Noise generation in a bilayer ferromagnet-piezoelectric heterostructure at the converse magnetoelectric effect

Abstract

The paper describes first observation of parametric generation of noise in a composite multiferroic resonator. Resonator of a disk shape contains two mechanically coupled layers, one of which is the amorphous ferromagnet (FM) FeBSiC and the other is the piezoelectric (PE) lead zirconate titanate. DC magnetic field of 0–100 Oe is applied parallel to the plane of the resonator. Resonator is excited in the frequency range f = 2–10 kHz by a harmonic electric field with amplitude of up to 330 V cm−1 applied to the PE layer. Changes in the magnetization of the resonator caused by the converse magnetoelectric effect were recorded using an electromagnetic coil.

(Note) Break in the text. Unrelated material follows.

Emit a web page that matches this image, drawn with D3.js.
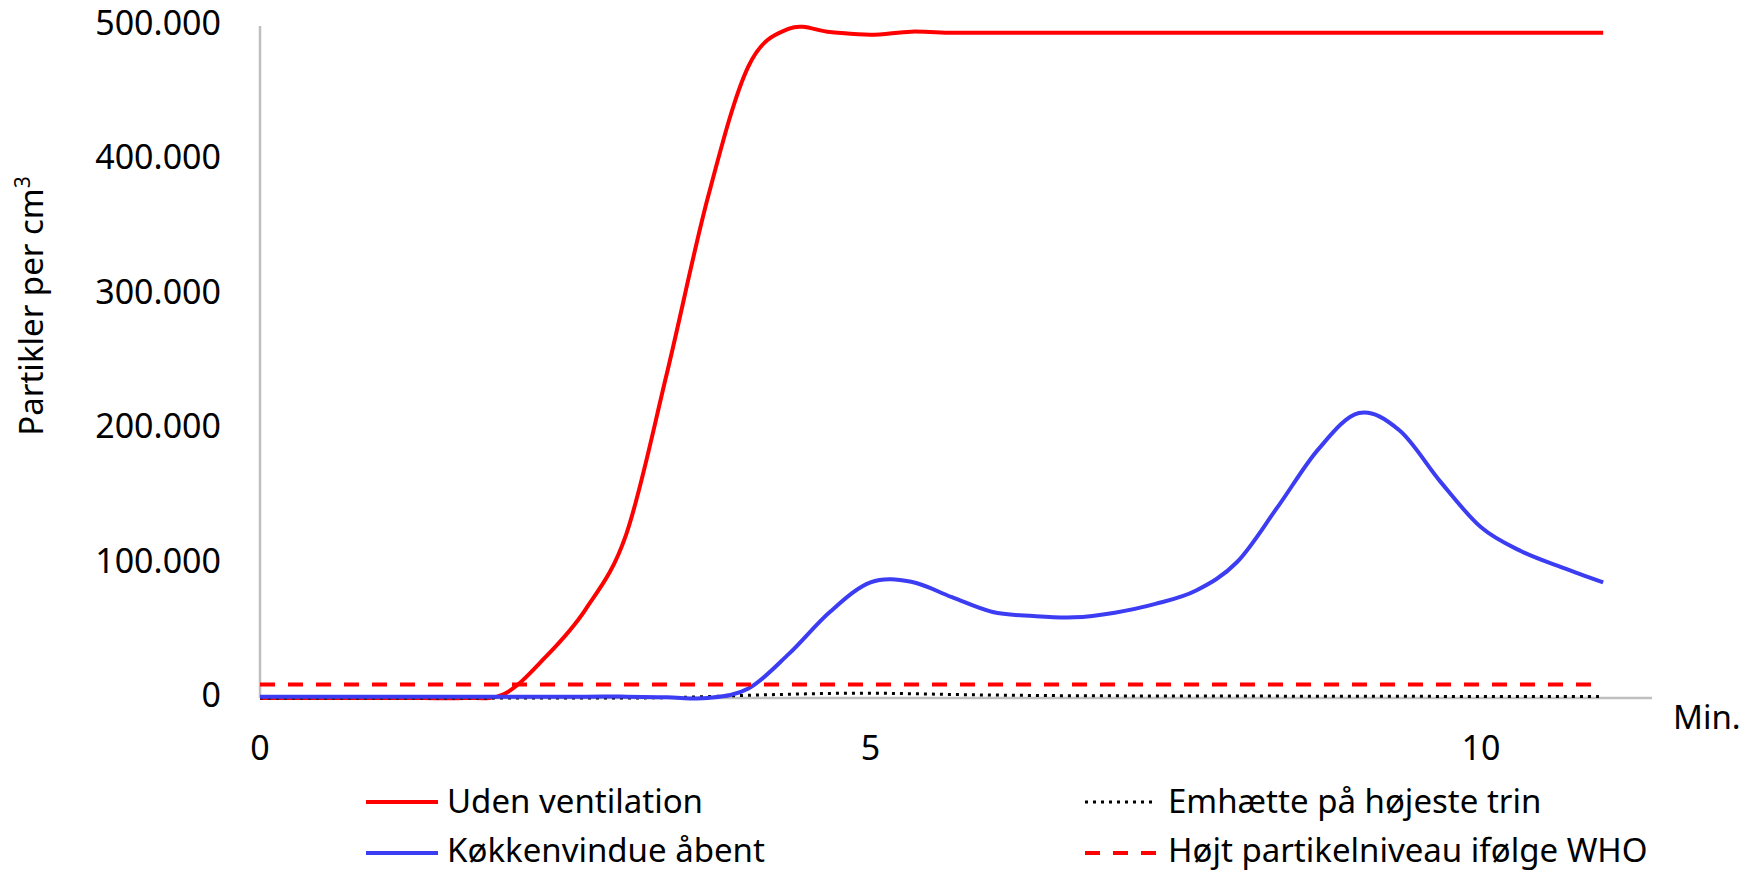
<!DOCTYPE html>
<html lang="da">
<head>
<meta charset="utf-8">
<script src="https://cdn.jsdelivr.net/npm/d3@7"></script>
<style>
  html, body { margin: 0; padding: 0; background: #fff; }
  svg { display: block; font-family: "Noto Sans", "Open Sans", sans-serif; }
</style>
</head>
<body>
<svg id="chart" width="1742" height="873"></svg>
<script>
// Minutes since start, one reading every 20 seconds
const minutes = [
  0, 1/3, 2/3, 1, 4/3, 5/3, 2, 7/3, 8/3, 3, 10/3, 11/3,
  4, 13/3, 14/3, 5, 16/3, 17/3, 6, 19/3, 20/3, 7, 22/3, 23/3,
  8, 25/3, 26/3, 9, 28/3, 29/3, 10, 31/3, 32/3, 11
];

// Particles per cm³
const udenVentilation = [
  0, 0, 0, 0, 0, 0, 3000, 30000, 66000, 122000, 242000, 372000,
  470000, 498000, 495500, 493500, 495800, 495000, 495000, 495000, 495000, 495000, 495000, 495000,
  495000, 495000, 495000, 495000, 495000, 495000, 495000, 495000, 495000, 495000
];
const emhaette = [
  0, 0, 0, 0, 0, 0, 0, 0, 0, 0, 300, 1000,
  2000, 2800, 3400, 3600, 3200, 2600, 2200, 1900, 1700, 1600, 1500, 1500,
  1400, 1400, 1300, 1300, 1300, 1200, 1200, 1200, 1200, 1200
];
const koekkenvindue = [
  1000, 1000, 1000, 1000, 1000, 1000, 1000, 1000, 1000, 1000, 500, 0,
  7000, 33000, 64000, 86000, 86500, 75000, 64000, 61000, 60000, 63500, 70000, 80000,
  101000, 142000, 185000, 212000, 199000, 161000, 127000, 109000, 97000, 86000
];
const whoNiveau = minutes.map(() => 10000);

const yTicks = [0, 100000, 200000, 300000, 400000, 500000];
const xTicks = [0, 5, 10];

const series = [
  { name: "Uden ventilation", values: udenVentilation, color: "#ff0000", width: 4, dash: null, smooth: true },
  { name: "Emhætte på højeste trin", values: emhaette, color: "#000000", width: 3, dash: "3 5", smooth: true },
  { name: "Køkkenvindue åbent", values: koekkenvindue, color: "#3c3cf2", width: 4, dash: null, smooth: true },
  { name: "Højt partikelniveau ifølge WHO", values: whoNiveau, color: "#ff0000", width: 4, dash: "15 13", smooth: false }
];

const svg = d3.select("#chart");

const x = d3.scaleLinear().domain([0, 11.4]).range([260, 1652]);
const y = d3.scaleLinear().domain([0, 500000]).range([698, 26]);

const da = d3.formatLocale({ decimal: ",", thousands: ".", grouping: [3], currency: ["", " kr."] });
const fmt = da.format(",d");

// Axis lines
svg.append("line")
  .attr("x1", x(0)).attr("x2", x(0))
  .attr("y1", y(500000)).attr("y2", y(0))
  .attr("stroke", "#bfbfbf").attr("stroke-width", 2.5);
svg.append("line")
  .attr("x1", x(0)).attr("x2", x(11.4))
  .attr("y1", y(0)).attr("y2", y(0))
  .attr("stroke", "#bfbfbf").attr("stroke-width", 2.5);

// Y tick labels
svg.append("g").selectAll("text")
  .data(yTicks).join("text")
  .attr("x", 221)
  .attr("y", d => y(d) + 9)
  .attr("text-anchor", "end")
  .attr("font-size", 34)
  .attr("fill", "#000")
  .text(d => fmt(d));

// X tick labels
svg.append("g").selectAll("text")
  .data(xTicks).join("text")
  .attr("x", d => x(d))
  .attr("y", 760)
  .attr("text-anchor", "middle")
  .attr("font-size", 34)
  .attr("fill", "#000")
  .text(d => d);

// X axis unit
svg.append("text")
  .attr("x", 1673).attr("y", 729)
  .attr("font-size", 33)
  .attr("fill", "#000")
  .text("Min.");

// Y axis title
const yTitle = svg.append("text")
  .attr("transform", "translate(43,306) rotate(-90)")
  .attr("text-anchor", "middle")
  .attr("font-size", 33)
  .attr("fill", "#000");
yTitle.append("tspan").text("Partikler per cm");
yTitle.append("tspan").attr("font-size", 21).attr("dy", -13).text("3");

// Data lines
const smoothLine = d3.line()
  .x((d, i) => x(minutes[i]))
  .y(d => y(d))
  .curve(d3.curveCardinal.tension(0));
const straightLine = d3.line()
  .x((d, i) => x(minutes[i]))
  .y(d => y(d));

svg.append("g").selectAll("path")
  .data(series).join("path")
  .attr("d", s => (s.smooth ? smoothLine : straightLine)(s.values))
  .attr("fill", "none")
  .attr("stroke", s => s.color)
  .attr("stroke-width", s => s.width)
  .attr("stroke-dasharray", s => s.dash)
  .attr("stroke-linejoin", "round");

// Legend, two columns filled row by row
const legendPos = [
  { lx: 366, tx: 447, ty: 802, base: 813 },
  { lx: 1085, tx: 1168, ty: 802, base: 813 },
  { lx: 366, tx: 447, ty: 853, base: 862 },
  { lx: 1085, tx: 1168, ty: 853, base: 862 }
];
const legend = svg.append("g").selectAll("g")
  .data(series).join("g");
legend.append("line")
  .attr("x1", (s, i) => legendPos[i].lx)
  .attr("x2", (s, i) => legendPos[i].lx + 72)
  .attr("y1", (s, i) => legendPos[i].ty)
  .attr("y2", (s, i) => legendPos[i].ty)
  .attr("stroke", s => s.color)
  .attr("stroke-width", s => s.width)
  .attr("stroke-dasharray", s => s.dash);
legend.append("text")
  .attr("x", (s, i) => legendPos[i].tx)
  .attr("y", (s, i) => legendPos[i].base)
  .attr("font-size", 33)
  .attr("fill", "#000")
  .text(s => s.name);
</script>
</body>
</html>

With an increase in the excitation field to the threshold value, the parametric generation of harmonics and subharmonics with a discrete spectrum is observed, which then turns into a stochastic mode and a continuous spectrum of frequencies is generated. Noise density is hysterically dependent on the excitation field and non-monotonically depends on the dc magnetic field. Theory of parametric generation of the noise in a multiferroic resonator is developed, taking into account excitation of acoustic resonances and magnetoacoustic nonlinearity of the FM layer of the resonator. Theory, qualitatively describes the main characteristics of noise generation.